Only art geeks from the art club were gathered there, and I thought, "No, art isn't really for me."
It was the year the Center Test was introduced for university entrance exams when I was in high school. I had to get in as a current student, so I thought, "This is impossible."

Chapter 2: The path to becoming a potter opened up by a history of dabbling
Trade school, and specialized learning
──So that's why you chose the path of vocational training school.
My father was quite knowledgeable about art-related people, so he took me to a fairly famous pottery teacher.
Then I was introduced to a school, and he said, "You don't necessarily have to go to an art university to become a potter. There's a school like this."
That was a pottery training school under the Ministry of Labour in Seto, Aichi Prefecture.
General studies are related to the Ministry of Education, Culture, Sports, Science and Technology. This one was under the Ministry of Labour.
In short, it's a school for work, for artisans. It's like a vocational university now, a school to study the potter's wheel.

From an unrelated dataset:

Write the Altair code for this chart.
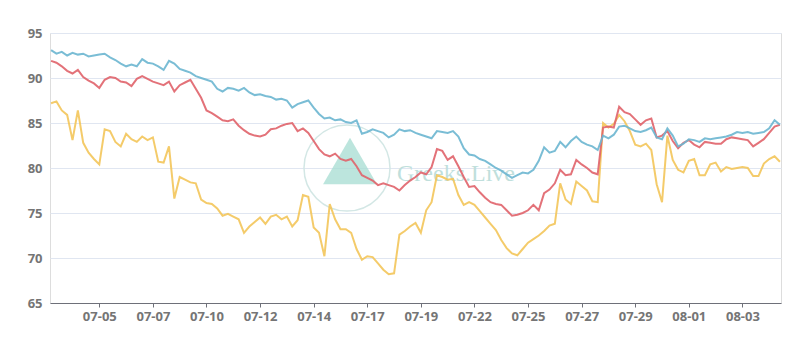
import json
import altair as alt
import pandas as pd

# ---- data ----
tick_labels = ["07-05", "07-07", "07-10", "07-12", "07-14", "07-17", "07-19",
               "07-22", "07-25", "07-27", "07-29", "08-01", "08-03"]
tick_first = 9
tick_step = 10

blue = [93.1, 92.7, 92.9, 92.5, 92.8, 92.6, 92.7, 92.4, 92.5, 92.6,
        92.7, 92.3, 92.0, 91.6, 91.3, 91.5, 91.3, 92.1, 91.7, 91.6,
        91.3, 90.9, 91.9, 91.6, 91.0, 90.8, 90.6, 90.2, 90.0, 89.8,
        89.6, 88.8, 88.5, 88.9, 88.8, 88.6, 88.9, 88.4, 88.1, 88.2,
        88.0, 87.9, 87.6, 87.7, 87.5, 86.7, 87.1, 87.3, 87.5, 86.7,
        86.0, 85.5, 85.6, 85.3, 85.4, 85.1, 85.0, 85.3, 83.8, 84.0,
        84.3, 84.1, 83.9, 83.4, 83.7, 84.3, 84.1, 84.2, 83.9, 83.7,
        83.5, 83.3, 84.1, 84.0, 83.9, 84.1, 83.5, 82.2, 81.5, 81.4,
        81.0, 80.8, 80.4, 80.0, 79.7, 79.3, 78.9, 79.2, 79.5, 79.4,
        79.8, 80.8, 82.3, 81.7, 81.9, 82.9, 82.3, 83.0, 83.5, 82.9,
        82.6, 82.4, 82.0, 83.6, 83.3, 83.7, 84.6, 84.7, 84.4, 84.1,
        84.0, 84.2, 84.5, 83.4, 83.2, 84.4, 83.6, 82.4, 82.7, 83.2,
        83.1, 82.9, 83.3, 83.2, 83.3, 83.4, 83.5, 83.7, 84.0, 83.9,
        84.0, 83.8, 83.9, 84.0, 84.4, 85.3, 84.8]

red = [91.9, 91.7, 91.3, 90.8, 90.5, 90.9, 90.1, 89.7, 89.4, 88.9,
       89.8, 90.1, 90.0, 89.6, 89.5, 89.1, 89.9, 90.2, 89.9, 89.6,
       89.4, 89.2, 89.6, 88.5, 89.2, 89.5, 89.8, 88.8, 87.8, 86.4,
       86.1, 85.7, 85.3, 85.2, 85.4, 84.7, 84.2, 83.8, 83.6, 83.5,
       83.7, 84.3, 84.4, 84.7, 84.9, 85.0, 84.1, 84.4, 83.9, 83.0,
       82.1, 81.5, 81.3, 81.6, 81.0, 80.8, 81.0, 80.2, 79.2, 78.9,
       78.6, 78.1, 78.3, 78.1, 77.9, 77.5, 78.1, 78.6, 79.0, 79.5,
       79.3, 80.1, 82.1, 81.9, 80.9, 81.3, 80.2, 79.0, 77.9, 78.0,
       77.3, 76.7, 76.2, 76.0, 75.9, 75.3, 74.7, 74.8, 75.0, 75.3,
       75.9, 75.3, 77.2, 77.6, 78.3, 79.8, 79.2, 79.3, 80.9, 80.4,
       80.0, 79.5, 79.3, 84.5, 84.6, 84.5, 86.8, 86.2, 86.0, 85.4,
       84.8, 85.3, 85.5, 83.4, 83.6, 84.1, 83.0, 82.2, 82.8, 83.1,
       82.6, 82.3, 82.9, 82.8, 82.7, 82.7, 83.2, 83.4, 83.3, 83.2,
       83.1, 82.4, 82.8, 83.2, 83.9, 84.6, 84.8]

yellow = [87.2, 87.4, 86.4, 85.9, 83.1, 86.4, 82.8, 81.7, 81.0, 80.4,
          84.3, 84.1, 82.9, 82.4, 83.8, 83.2, 82.9, 83.5, 83.1, 83.4,
          80.7, 80.6, 82.4, 76.6, 79.0, 78.7, 78.4, 78.3, 76.5, 76.1,
          76.0, 75.5, 74.7, 74.9, 74.6, 74.3, 72.8, 73.5, 74.0, 74.5,
          73.8, 74.6, 74.8, 74.3, 74.6, 73.5, 74.2, 77.0, 76.8, 73.4,
          72.8, 70.2, 76.0, 74.3, 73.2, 73.2, 72.8, 71.0, 69.8, 70.2,
          70.1, 69.4, 68.7, 68.2, 68.3, 72.6, 73.0, 73.5, 73.9, 72.8,
          75.3, 76.2, 79.2, 79.0, 78.7, 78.8, 77.0, 75.9, 76.2, 75.9,
          75.2, 74.5, 73.8, 73.1, 72.0, 71.1, 70.5, 70.3, 71.0, 71.7,
          72.1, 72.5, 73.0, 73.6, 73.8, 78.3, 76.5, 76.0, 78.5, 78.0,
          77.5, 76.3, 76.2, 85.0, 84.5, 84.9, 85.9, 85.2, 84.1, 82.6,
          82.4, 82.7, 82.0, 78.2, 76.2, 83.6, 80.9, 79.8, 79.5, 80.8,
          81.0, 79.2, 79.2, 80.4, 80.6, 79.6, 80.1, 79.9, 80.0, 80.1,
          80.0, 79.1, 79.1, 80.5, 81.0, 81.3, 80.7]

series_names = ["Series 1", "Series 2", "Series 3"]
series_values = [yellow, red, blue]
series_colors = ["#f3c55a", "#e0636a", "#6cb6d0"]

rows = []
for name, vals in zip(series_names, series_values):
    for i, v in enumerate(vals):
        rows.append({"idx": i, "value": v, "series": name})
df = pd.DataFrame(rows)

tick_positions = [tick_first + tick_step * k for k in range(len(tick_labels))]
label_expr = (json.dumps(tick_labels)
              + f"[round((datum.value - {tick_first}) / {tick_step})]")

axis_font = "Noto Sans"
axis_color = "#6E7079"

lines = alt.Chart(df).mark_line(strokeWidth=2, opacity=0.9).encode(
    x=alt.X("idx:Q",
            scale=alt.Scale(domain=[-0.2, 136.2], nice=False, zero=False),
            axis=alt.Axis(values=tick_positions, labelExpr=label_expr,
                          title=None, grid=False, domainColor=axis_color,
                          tickColor=axis_color, tickSize=4, labelPadding=3,
                          labelFont=axis_font, labelFontSize=13,
                          labelFontWeight="bold", labelColor="#757575")),
    y=alt.Y("value:Q",
            scale=alt.Scale(domain=[65, 95], nice=False, zero=False),
            axis=alt.Axis(values=[65, 70, 75, 80, 85, 90, 95], title=None,
                          domain=False, ticks=False, labelPadding=8,
                          gridColor="#E0E6F1", labelFont=axis_font,
                          labelFontSize=13, labelFontWeight="bold",
                          labelColor="#757575")),
    color=alt.Color("series:N",
                    scale=alt.Scale(domain=series_names, range=series_colors),
                    legend=None),
    order=alt.Order("series:N"),
)

one = pd.DataFrame({"k": [0]})
wm_circle = alt.Chart(one).mark_point(
    shape="circle", filled=False, size=7400, stroke="#d3e7e5",
    strokeWidth=1.5, opacity=1
).encode(x=alt.value(297), y=alt.value(135))

wm_tri = alt.Chart(one).mark_point(
    shape="triangle-up", filled=True, size=2900, fill="#a6dcd2",
    opacity=0.75, strokeWidth=0
).encode(x=alt.value(300), y=alt.value(128))

wm_text = alt.Chart(one).mark_text(
    text="Greeks.Live", font="Liberation Serif", fontSize=24,
    color="#c0dfdc", align="left", baseline="alphabetic"
).encode(x=alt.value(347), y=alt.value(148))

chart = alt.layer(wm_circle, wm_tri, wm_text, lines).properties(
    width=731, height=270,
    autosize=alt.AutoSizeParams(type="none"),
    padding={"left": 50, "top": 33, "right": 10, "bottom": 48},
).configure_view(stroke=None).configure(background="white")

chart.save("out.html", embed_options={"renderer": "svg", "actions": False})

Only the sons of kiln owners come there.
Some of them are not interested in pottery at all but are forced to come by their fathers, some want to become potters after quitting their corporate jobs, some want to become novelists but also want to do pottery, and various other people come. Their ages also vary.
──After studying the potter's wheel at the ceramics training school, did you immediately become a potter?
After learning the potter's wheel in Seto, I went to a glaze*1 school in Kyoto and studied Kiyomizu-yaki.
*1 Glaze: A glass-like coating applied to the surface of ceramics and tiles.
Pottery is chemistry, so there are many teachers from the Kyoto Industrial Research Institute, Ceramic Center, where I studied glazes.
Originally, famous potters like Kanjiro Kawai and Shoji Hamada became potters while researching at that institute.
──After that, you also attended a school that followed the Wiener Werkstätte tradition, didn't you?
After that, I went to a school that followed the tradition of the Wiener Werkstätte in Austria. There was the Wiener Werkstätte, a world-famous school alongside Germany's Bauhaus.
There was a teacher named Tsuneji Ueda, the only Japanese person who went there, and I attended his disciple's school for about three years.
Tsuneji Ueda's wife was Lisa Ueda, who had solo exhibitions at places like the Tokyo Station Gallery. I studied at that school, which followed the tradition of the Wiener Werkstätte.
──So you chose and studied at various specialized schools.
Instead of going to art universities and the like, I dabbled in various specialized places. I only needed what I wanted to learn, and I didn't really need anything else.
My background is that I've mainly attended practical training schools.